We’ll need to watch the dollar closely for clues about its near-term direction, as that could impact silver’s direction.
As for silver itself, it’s certainly behaved well over the past two weeks.
With the dollar climbing since the start of May, silver still managed to jump from $16.10 to $16.70.
Overhead resistance continues to restrict silver around $16.80. If the dollar corrects further in the near term, silver may retest $16.80 or even push above it. But if the dollar resurrects its recent rally, then silver may test support likely near $16.20.
Meanwhile, two other indicators remain bullish for silver.

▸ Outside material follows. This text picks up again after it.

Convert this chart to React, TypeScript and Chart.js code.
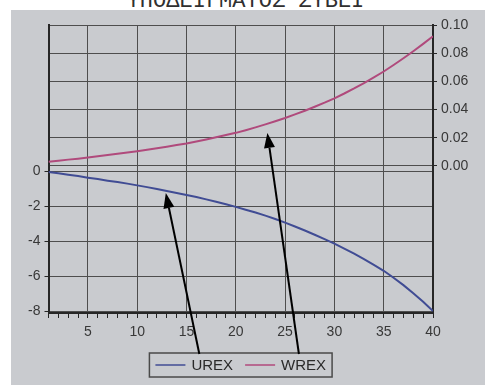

The gold/silver ratio continues to head in silver’s favor, trending gently downwards over the past six weeks or so. I think silver will manage to establish new year-to-date highs and new 52-week highs later this year.
If gold stays flat or rises and this ratio continues to fall, silver should be headed higher.
And one of my favorites, the silver-stocks-to-silver ratio, continues to head gradually higher since mid-February.
That portends a bullish rise for silver stocks if silver moves sideways or climbs and this ratio continues to rise.
At the same time, “smart money” commercial hedgers continue to hold a small position that is short silver. And this suggests they feel silver has much more upside from its current levels than downside.
Let’s see what the next few days and weeks bring for the dollar. A bounce in the greenback will not help silver prices gain, but the precious metal has risen along with a stronger dollar in the past. I think silver’s headed higher, and the dollar’s not likely to get in the way.